Glencore first sold shares in 2011 at the height of the last commodity super cycle, and hit an all-time high of 547.2 pence soon after. Since then, its stock has remained well below those levels, trading as low as 66.67 pence during the 2015 commodity crash. Glencore traded at 533.20 pence by 10:10 a.m. in London.

For years, Glencore’s shares also underperformed many of its biggest rivals, as the company missed out on rising prices for iron ore — which it doesn’t produce — and investors were deterred by sprawling anti-corruption investigations.

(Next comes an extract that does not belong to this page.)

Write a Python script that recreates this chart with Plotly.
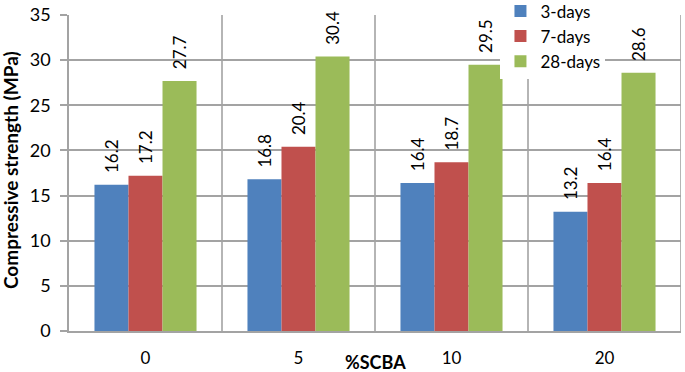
import plotly.graph_objects as go

categories = ["0", "5", "10", "20"]
days3 = [16.2, 16.8, 16.4, 13.2]
days7 = [17.2, 20.4, 18.7, 16.4]
days28 = [27.7, 30.4, 29.5, 28.6]
series_names = ["3-days", "7-days", "28-days"]
colors = ["#4F81BD", "#C0504D", "#9BBB59"]

FONT = "Lato, 'Open Sans', sans-serif"
GRID = "#A3A3A3"
PAD = "\u00a0\u00a0"

fig = go.Figure()
for name, vals, col in zip(series_names, [days3, days7, days28], colors):
    fig.add_trace(go.Bar(
        x=categories, y=vals, name=name, marker=dict(color=col, line=dict(width=0)),
        text=[f"{PAD}{v:.1f}" for v in vals], textposition="outside", textangle=-90,
        textfont=dict(size=17, color="black", family=FONT),
        cliponaxis=False, constraintext="none",
    ))

# category separators
for i in range(len(categories)):
    fig.add_shape(type="line", xref="x", yref="y", x0=i + 0.5, x1=i + 0.5, y0=0, y1=35,
                  line=dict(color=GRID, width=1.6), layer="below")

fig.update_layout(
    width=685, height=372,
    margin=dict(l=69, r=4, t=0, b=41, autoexpand=False),
    plot_bgcolor="white", paper_bgcolor="white",
    barmode="group", bargap=0.333, bargroupgap=0,
    font=dict(family=FONT, size=17, color="black"),
    legend=dict(x=0.705, y=1.02, xanchor="left", yanchor="top",
                bgcolor="white", font=dict(size=17), tracegroupgap=0, itemwidth=30),
    xaxis=dict(showline=True, linecolor=GRID, linewidth=1.6, showgrid=False,
               ticks="", tickfont=dict(size=17), range=[-0.5, 3.5], ticklabelstandoff=11),
    yaxis=dict(range=[0, 35], dtick=5, domain=[0, 316 / 331], showgrid=True, gridcolor=GRID,
               gridwidth=1.6, showline=True, linecolor=GRID, linewidth=1.6, ticks="outside",
               ticklen=7, tickcolor=GRID, tickwidth=1.6, tickfont=dict(size=18),
               zeroline=False, ticklabelstandoff=6),
    showlegend=True,
)
fig.add_annotation(text="<b>Compressive strength (MPa)</b>", textangle=-90,
                   x=(11 - 69) / 612, y=(331 - 170) / 331,
                   xref="paper", yref="paper", showarrow=False,
                   xanchor="center", yanchor="middle", font=dict(size=19))
fig.add_annotation(text="<b>%SCBA</b>", x=0.5, y=0, xref="paper", yref="paper",
                   yshift=-31, showarrow=False, yanchor="middle",
                   font=dict(size=18))
fig.write_html("out.html", config={"displayModeBar": False},
               post_script="document.body.style.margin='0';")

However, the commodities giant has positioned itself to be one of the biggest winners from what some analysts see as a new commodity supercycle, with a sprawling suite of mines producing many of the materials needed for the green energy transition. As the world’s biggest coal shipper, the company is also benefiting from the global energy crunch.

The shares dipped briefly in mid-March, when Qatar’s sovereign wealth fund sold part of its large stake in the company at a discount to the market price. The sale of about 13% of its holding left BlackRock Inc. and former Chief Executive Officer Ivan Glasenberg as Glencore’s top investors.

Glencore is not the only miner to rally — Anglo American Plc is trading at its highest-ever level and most other raw-materials producers have surged this year.